_EXERCISE BRIEF_.
Copy each line that has the string "this" somewhere in it.
-------- SUPPLIED RECORDS --------
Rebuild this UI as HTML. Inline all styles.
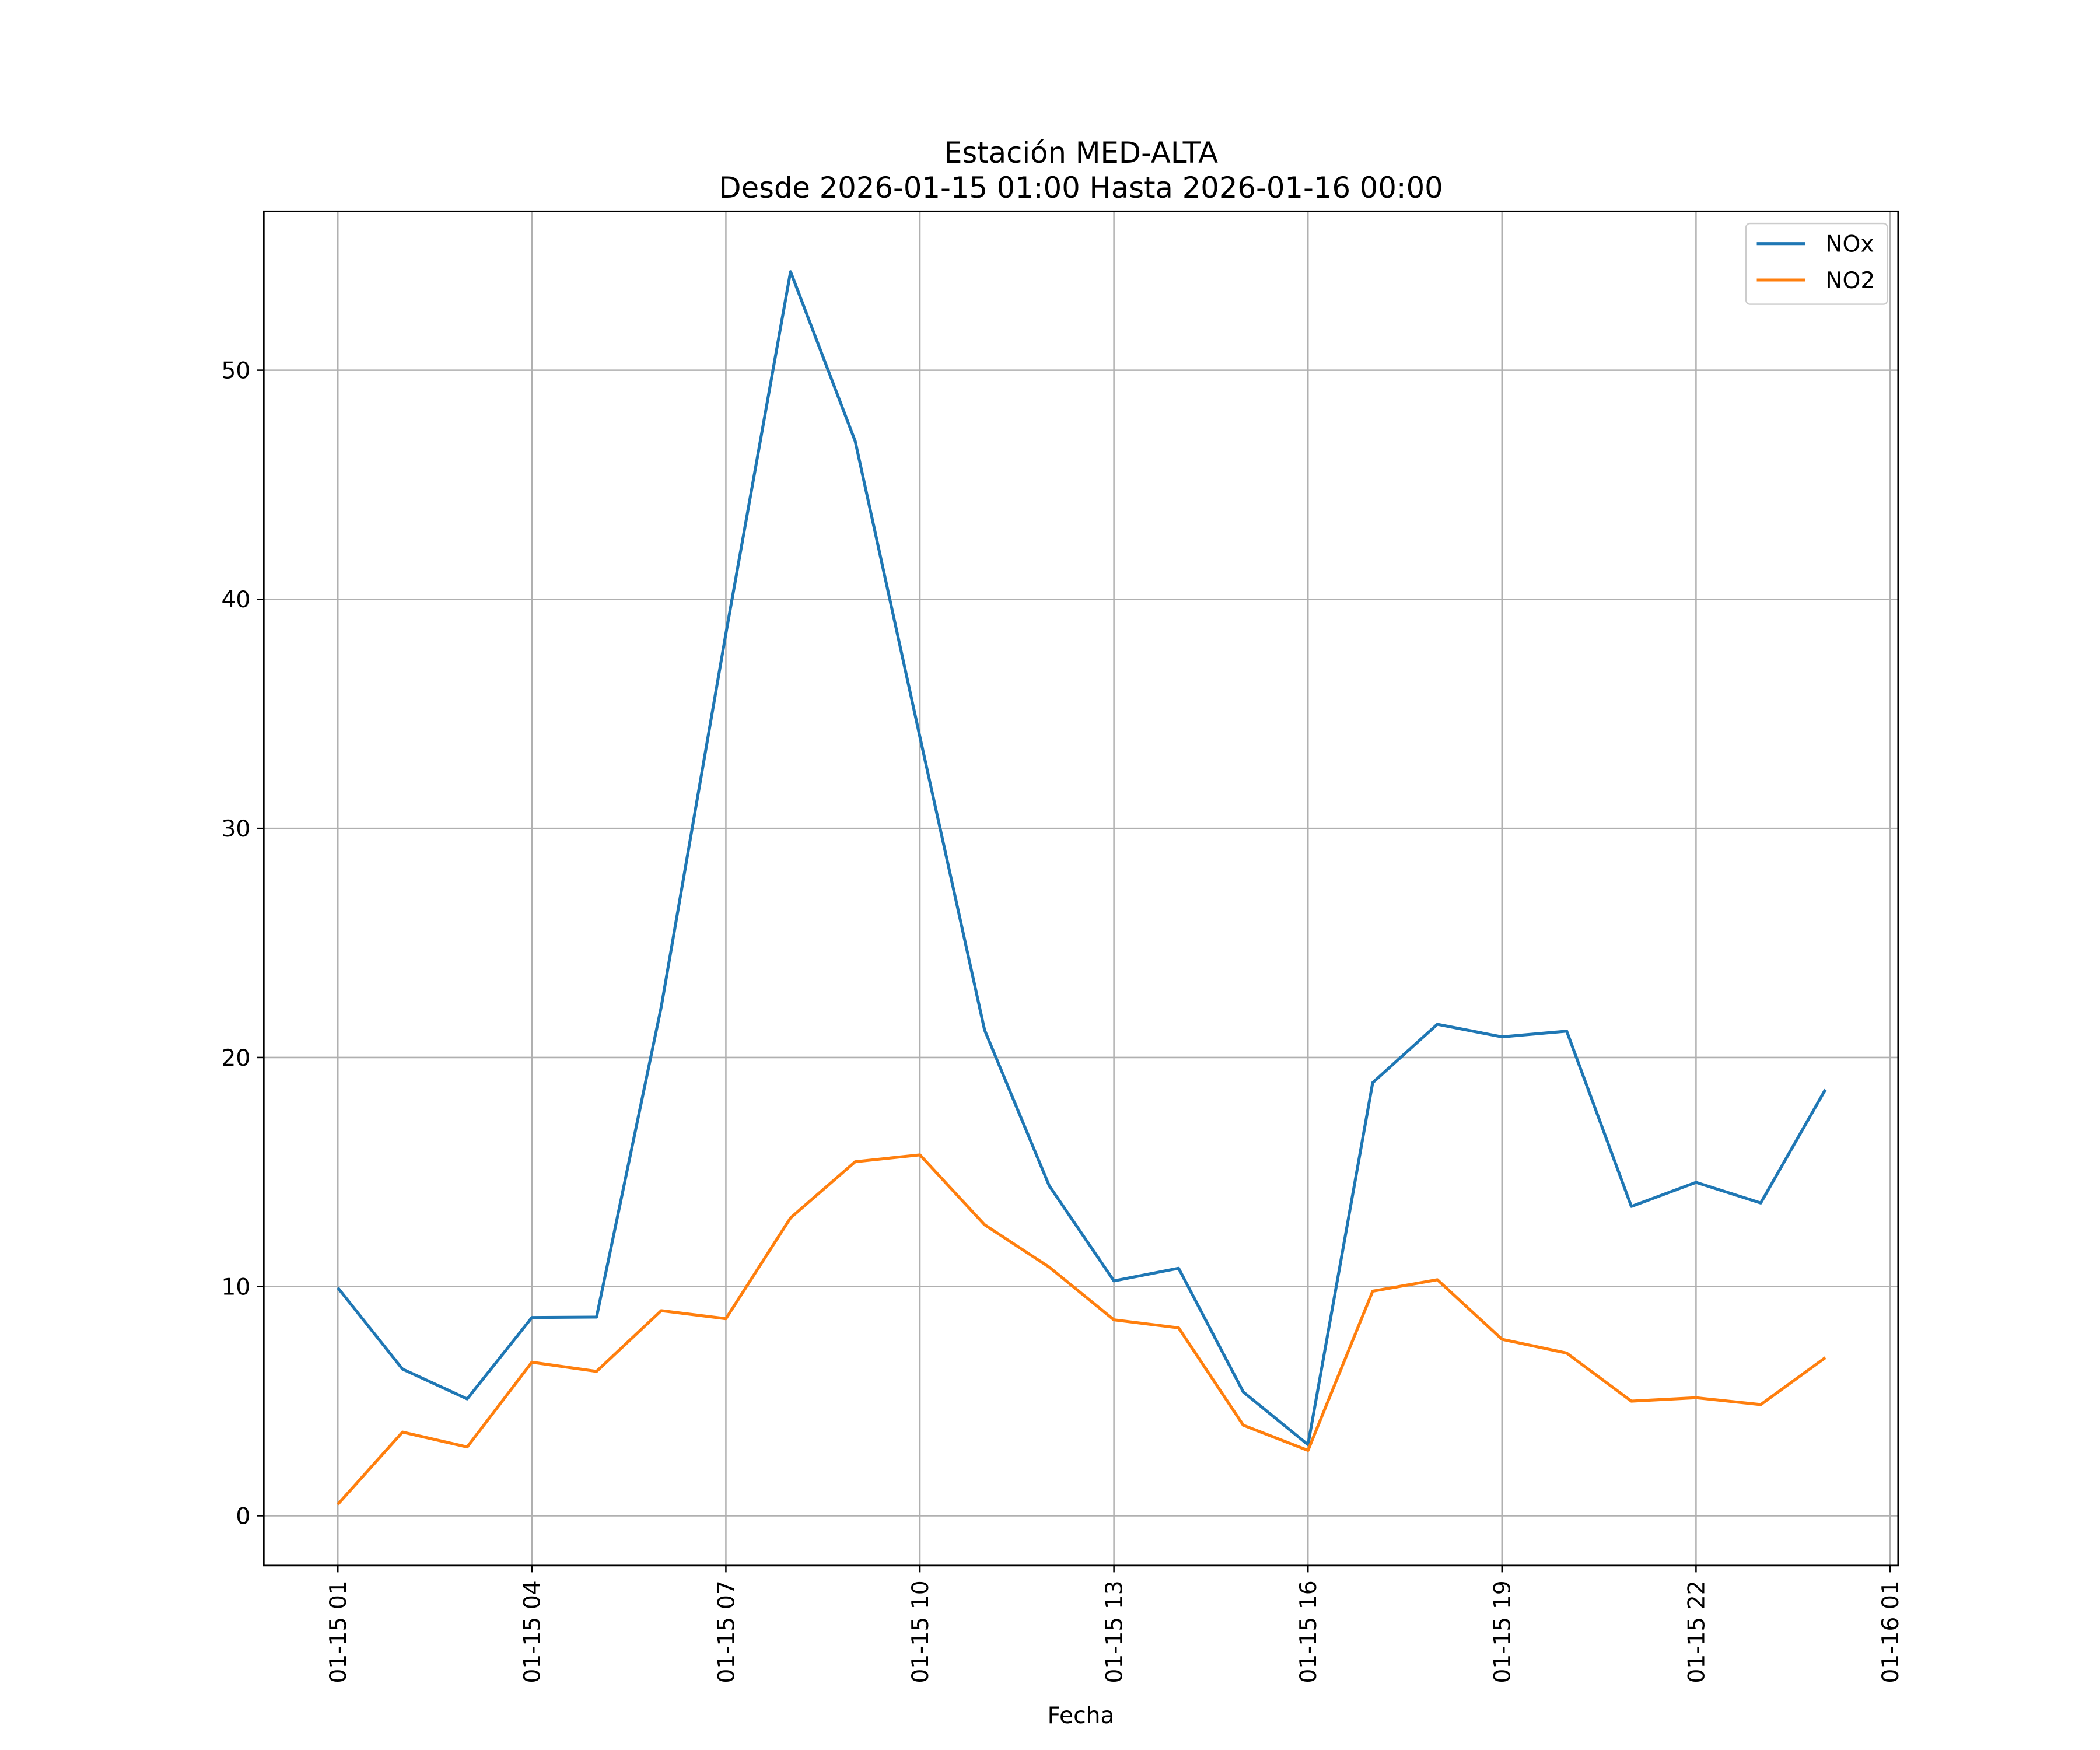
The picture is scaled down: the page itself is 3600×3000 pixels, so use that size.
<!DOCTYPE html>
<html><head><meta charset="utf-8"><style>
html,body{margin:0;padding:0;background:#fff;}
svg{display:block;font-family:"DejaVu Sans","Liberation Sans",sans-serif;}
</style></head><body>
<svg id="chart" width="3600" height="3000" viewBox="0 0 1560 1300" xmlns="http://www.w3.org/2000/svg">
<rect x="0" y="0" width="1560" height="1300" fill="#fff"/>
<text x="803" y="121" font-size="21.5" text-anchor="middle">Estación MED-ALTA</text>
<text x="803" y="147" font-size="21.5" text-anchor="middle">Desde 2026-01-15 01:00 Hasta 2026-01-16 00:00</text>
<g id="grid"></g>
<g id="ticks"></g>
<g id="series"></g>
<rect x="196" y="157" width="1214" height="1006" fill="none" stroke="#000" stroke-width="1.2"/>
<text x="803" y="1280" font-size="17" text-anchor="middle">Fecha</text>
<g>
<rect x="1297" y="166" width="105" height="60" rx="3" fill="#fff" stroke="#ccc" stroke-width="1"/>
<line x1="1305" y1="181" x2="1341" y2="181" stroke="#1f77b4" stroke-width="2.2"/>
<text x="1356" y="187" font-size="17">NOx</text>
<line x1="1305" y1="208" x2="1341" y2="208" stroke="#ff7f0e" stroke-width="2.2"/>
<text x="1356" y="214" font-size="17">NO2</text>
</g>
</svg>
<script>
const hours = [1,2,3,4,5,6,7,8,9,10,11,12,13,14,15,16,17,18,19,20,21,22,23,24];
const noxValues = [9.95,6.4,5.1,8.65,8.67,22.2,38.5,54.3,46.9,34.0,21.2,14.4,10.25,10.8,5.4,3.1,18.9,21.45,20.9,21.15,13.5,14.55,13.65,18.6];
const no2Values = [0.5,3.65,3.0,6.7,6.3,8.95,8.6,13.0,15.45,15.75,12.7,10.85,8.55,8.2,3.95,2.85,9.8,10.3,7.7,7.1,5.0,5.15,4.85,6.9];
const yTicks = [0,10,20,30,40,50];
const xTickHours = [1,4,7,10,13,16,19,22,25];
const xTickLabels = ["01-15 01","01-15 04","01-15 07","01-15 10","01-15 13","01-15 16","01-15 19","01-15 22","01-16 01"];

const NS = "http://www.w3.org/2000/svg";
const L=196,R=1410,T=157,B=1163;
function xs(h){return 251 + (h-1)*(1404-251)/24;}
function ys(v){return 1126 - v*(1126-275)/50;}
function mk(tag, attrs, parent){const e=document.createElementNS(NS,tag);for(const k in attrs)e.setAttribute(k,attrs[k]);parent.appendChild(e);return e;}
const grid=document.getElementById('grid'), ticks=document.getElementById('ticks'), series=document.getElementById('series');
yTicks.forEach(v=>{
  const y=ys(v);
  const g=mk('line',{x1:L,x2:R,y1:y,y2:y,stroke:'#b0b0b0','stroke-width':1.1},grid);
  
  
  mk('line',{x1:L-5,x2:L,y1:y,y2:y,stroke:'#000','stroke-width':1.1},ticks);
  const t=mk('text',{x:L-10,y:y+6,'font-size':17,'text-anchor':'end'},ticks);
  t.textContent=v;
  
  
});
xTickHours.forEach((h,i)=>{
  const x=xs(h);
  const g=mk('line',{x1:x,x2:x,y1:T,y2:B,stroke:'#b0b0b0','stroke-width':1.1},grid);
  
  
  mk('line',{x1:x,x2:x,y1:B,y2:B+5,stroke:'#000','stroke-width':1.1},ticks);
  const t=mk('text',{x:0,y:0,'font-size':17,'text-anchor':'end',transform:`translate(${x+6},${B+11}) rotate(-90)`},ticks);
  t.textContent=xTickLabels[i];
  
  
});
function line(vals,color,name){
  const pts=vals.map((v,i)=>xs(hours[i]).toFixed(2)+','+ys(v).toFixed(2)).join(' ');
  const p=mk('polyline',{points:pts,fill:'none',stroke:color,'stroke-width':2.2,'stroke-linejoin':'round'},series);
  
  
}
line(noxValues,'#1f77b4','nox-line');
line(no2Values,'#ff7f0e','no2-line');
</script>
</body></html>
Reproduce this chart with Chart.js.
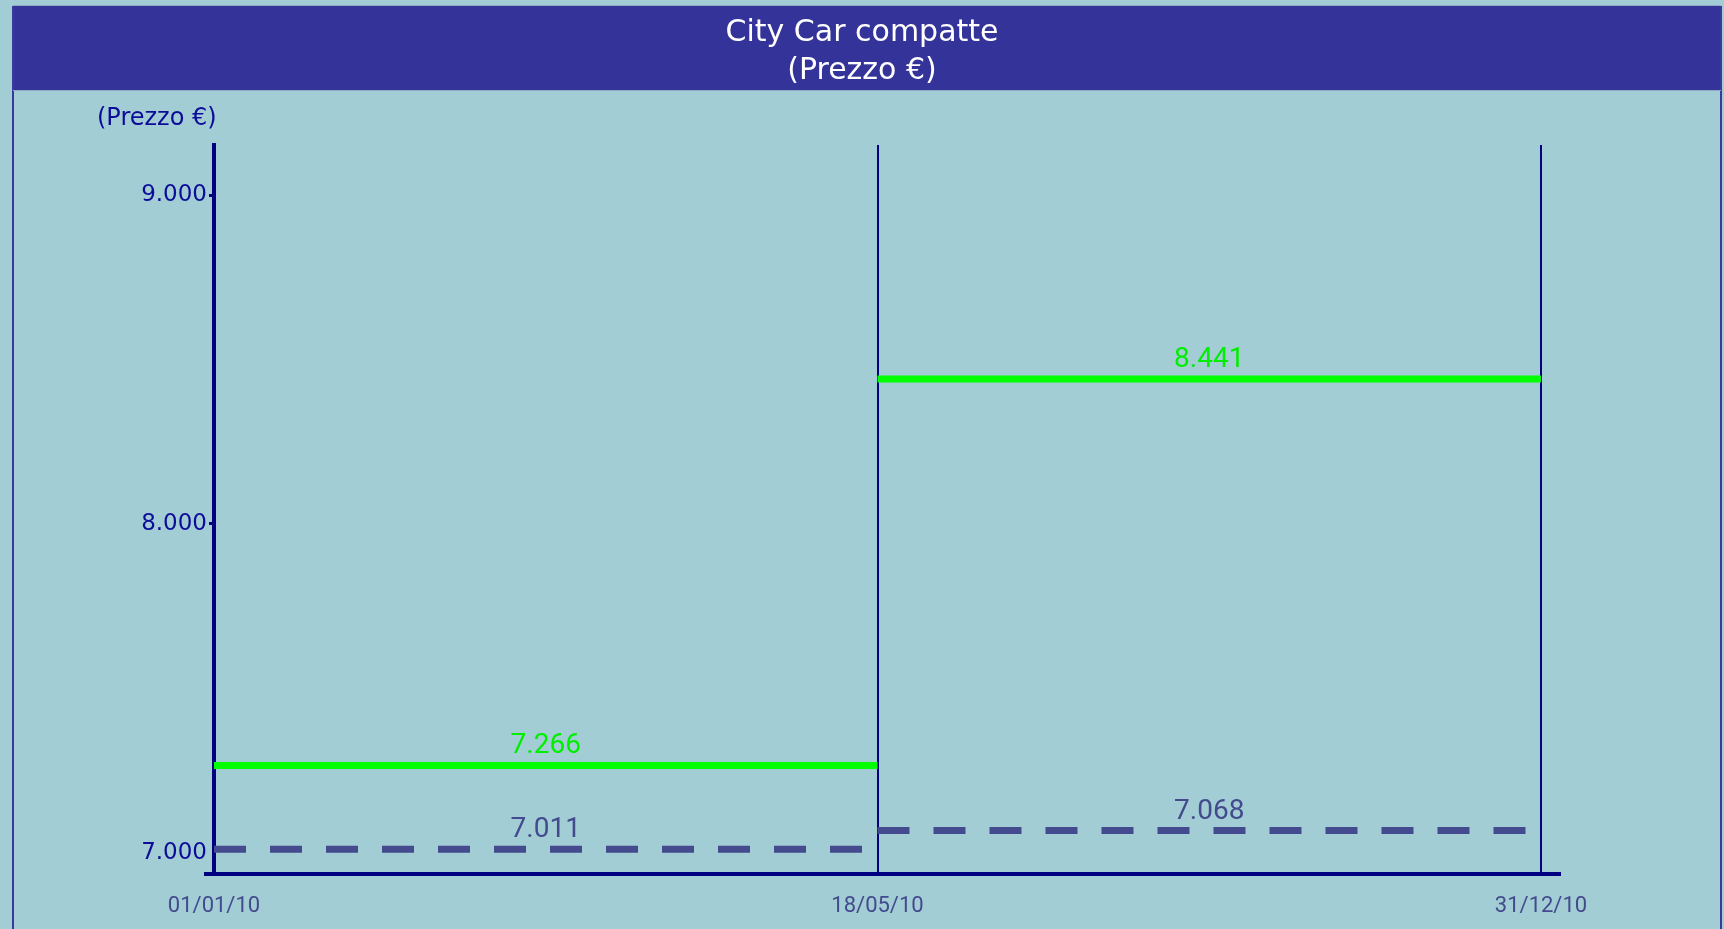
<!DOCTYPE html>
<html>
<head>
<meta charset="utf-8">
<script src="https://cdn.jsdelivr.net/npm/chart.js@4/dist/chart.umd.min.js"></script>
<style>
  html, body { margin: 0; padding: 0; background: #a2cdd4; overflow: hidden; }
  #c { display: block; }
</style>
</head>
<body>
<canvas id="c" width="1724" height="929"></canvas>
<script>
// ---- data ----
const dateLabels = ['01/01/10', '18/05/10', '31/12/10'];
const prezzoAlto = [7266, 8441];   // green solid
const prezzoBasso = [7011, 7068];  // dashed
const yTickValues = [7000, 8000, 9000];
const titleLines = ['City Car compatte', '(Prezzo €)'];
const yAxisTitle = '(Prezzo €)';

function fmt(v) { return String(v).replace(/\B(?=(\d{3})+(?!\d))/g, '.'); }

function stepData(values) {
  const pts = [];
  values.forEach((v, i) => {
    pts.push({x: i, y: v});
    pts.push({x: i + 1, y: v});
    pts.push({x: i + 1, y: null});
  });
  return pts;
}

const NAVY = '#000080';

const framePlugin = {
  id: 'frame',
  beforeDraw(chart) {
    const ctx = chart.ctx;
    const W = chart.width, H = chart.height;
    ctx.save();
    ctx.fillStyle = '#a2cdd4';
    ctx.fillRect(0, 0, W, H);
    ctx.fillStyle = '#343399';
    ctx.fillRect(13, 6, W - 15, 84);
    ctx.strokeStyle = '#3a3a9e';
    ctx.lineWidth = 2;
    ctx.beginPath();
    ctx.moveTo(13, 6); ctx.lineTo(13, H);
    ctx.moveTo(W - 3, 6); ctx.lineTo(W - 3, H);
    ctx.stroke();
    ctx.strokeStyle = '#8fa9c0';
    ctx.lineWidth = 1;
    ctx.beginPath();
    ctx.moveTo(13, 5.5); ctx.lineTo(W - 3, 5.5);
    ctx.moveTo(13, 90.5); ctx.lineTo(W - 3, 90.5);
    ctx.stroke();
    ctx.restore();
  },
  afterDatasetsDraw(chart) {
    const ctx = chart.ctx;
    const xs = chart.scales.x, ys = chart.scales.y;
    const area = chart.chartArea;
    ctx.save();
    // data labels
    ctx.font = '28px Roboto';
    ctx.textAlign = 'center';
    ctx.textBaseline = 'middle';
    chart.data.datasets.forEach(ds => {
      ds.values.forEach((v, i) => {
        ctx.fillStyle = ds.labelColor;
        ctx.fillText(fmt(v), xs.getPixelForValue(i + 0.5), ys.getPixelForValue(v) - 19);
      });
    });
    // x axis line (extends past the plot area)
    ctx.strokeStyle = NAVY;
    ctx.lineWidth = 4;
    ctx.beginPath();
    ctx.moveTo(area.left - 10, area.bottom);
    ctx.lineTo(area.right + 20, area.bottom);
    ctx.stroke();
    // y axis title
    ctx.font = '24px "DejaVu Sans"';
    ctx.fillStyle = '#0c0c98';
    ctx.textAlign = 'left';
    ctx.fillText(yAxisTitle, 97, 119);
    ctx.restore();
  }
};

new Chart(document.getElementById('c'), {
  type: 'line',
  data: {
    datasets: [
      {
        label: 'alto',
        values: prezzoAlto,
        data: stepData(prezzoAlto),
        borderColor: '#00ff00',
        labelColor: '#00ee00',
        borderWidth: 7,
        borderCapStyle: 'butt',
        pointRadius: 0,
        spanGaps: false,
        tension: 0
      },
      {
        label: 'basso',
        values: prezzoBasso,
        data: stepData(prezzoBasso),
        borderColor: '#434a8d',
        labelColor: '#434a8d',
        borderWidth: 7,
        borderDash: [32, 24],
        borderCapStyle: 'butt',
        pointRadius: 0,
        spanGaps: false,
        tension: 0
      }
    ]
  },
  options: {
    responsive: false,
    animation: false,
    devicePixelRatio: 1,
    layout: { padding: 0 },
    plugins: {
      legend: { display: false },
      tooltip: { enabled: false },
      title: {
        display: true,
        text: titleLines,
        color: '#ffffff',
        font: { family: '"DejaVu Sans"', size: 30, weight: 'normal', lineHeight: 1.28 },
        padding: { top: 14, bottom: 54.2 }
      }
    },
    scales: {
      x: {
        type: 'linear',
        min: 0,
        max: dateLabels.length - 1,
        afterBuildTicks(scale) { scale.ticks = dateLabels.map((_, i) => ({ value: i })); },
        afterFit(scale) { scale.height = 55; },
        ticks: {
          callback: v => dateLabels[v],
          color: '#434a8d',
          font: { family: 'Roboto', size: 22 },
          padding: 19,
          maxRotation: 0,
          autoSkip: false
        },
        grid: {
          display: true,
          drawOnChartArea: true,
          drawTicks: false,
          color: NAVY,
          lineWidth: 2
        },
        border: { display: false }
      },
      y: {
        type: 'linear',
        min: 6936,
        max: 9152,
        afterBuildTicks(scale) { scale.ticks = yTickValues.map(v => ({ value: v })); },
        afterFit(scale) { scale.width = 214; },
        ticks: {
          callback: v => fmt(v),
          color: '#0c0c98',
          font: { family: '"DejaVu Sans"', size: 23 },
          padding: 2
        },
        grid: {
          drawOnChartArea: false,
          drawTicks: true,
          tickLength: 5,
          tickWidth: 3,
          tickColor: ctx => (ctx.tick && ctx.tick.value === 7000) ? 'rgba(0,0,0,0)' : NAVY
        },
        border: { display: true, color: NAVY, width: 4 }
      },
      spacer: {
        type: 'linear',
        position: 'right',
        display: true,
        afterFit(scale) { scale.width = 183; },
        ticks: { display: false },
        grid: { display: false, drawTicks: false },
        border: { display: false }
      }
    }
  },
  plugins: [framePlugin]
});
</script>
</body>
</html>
--------
_EXERCISE OUTPUT_.
Rebuild this UI as HTML. Inline all styles.
Reproduce this chart with Chart.js.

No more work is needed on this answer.